Overall, the openers had a 5.72 ERA, but had scoreless appearances in 12 of those 20 outings. Green himself posted a 3.72 ERA in 15 starts, with a 14.9 K/9 ratio and 1.345 WHIP. Given the depth of the Yankees’ relief corps, and Boone’s experience with bullpen games, that familiarity seemed to be an edge.

“I think the fact that we have done it a number of times is probably a little bit helpful,” Boone said before Game 6. “You know guys are prepared for it and used to it. But it’s about putting guys in the best position to have their stuff match up well.”

And the Astros? Hinch went the opener route only three times during the regular season and Houston lost all three games. Hinch said he chose Peacock for the Game 6 assignment because, in part, he has “one of the calmest heartbeats” on the team. As for how far Hinch planned to ride him on “the chaos” of a bullpen day, the manager offered no clues.

“As much as you can script them and match them out, I have no idea,” Hinch said. “I love that I have no idea. I think that’s part of the challenge, how and when to read the moves that are being made and the targets -- the certain guys you want to face certain guys.

“I think anything that we say now, including me and Boone, is going to be a guess. We don’t know until the moment what we’re going to actually do. You’ve got to read the game, what you’re seeing and what your information is telling you.”

Unlike Hinch, however, Boone was operating Saturday without a safety net. Any mistake for the Yankees, any ill-fated bullpen call, could turn out to be fatal, which put a great deal more pressure on Boone to keep their season alive.
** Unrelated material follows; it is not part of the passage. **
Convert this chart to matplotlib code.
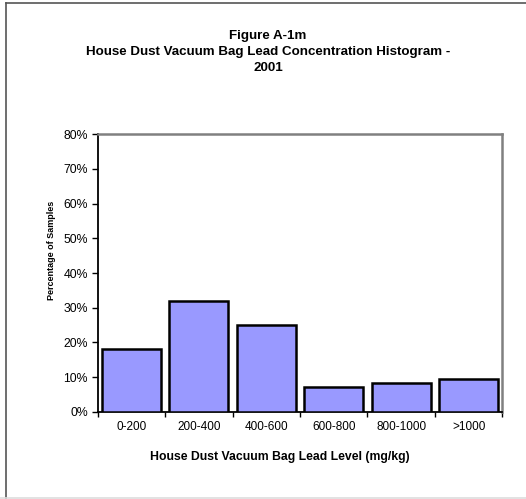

The Astros still have Sunday’s Game 7, if necessary. And they may not have to go to their bullpen for that one with Cole waiting -- “the best backup plan in baseball,” as Hinch referred to his ace.

No text messages needed for that. The Yankees just intend their next plane trip to be Monday, back to New York, in preparation of hosting the Nationals in the World Series.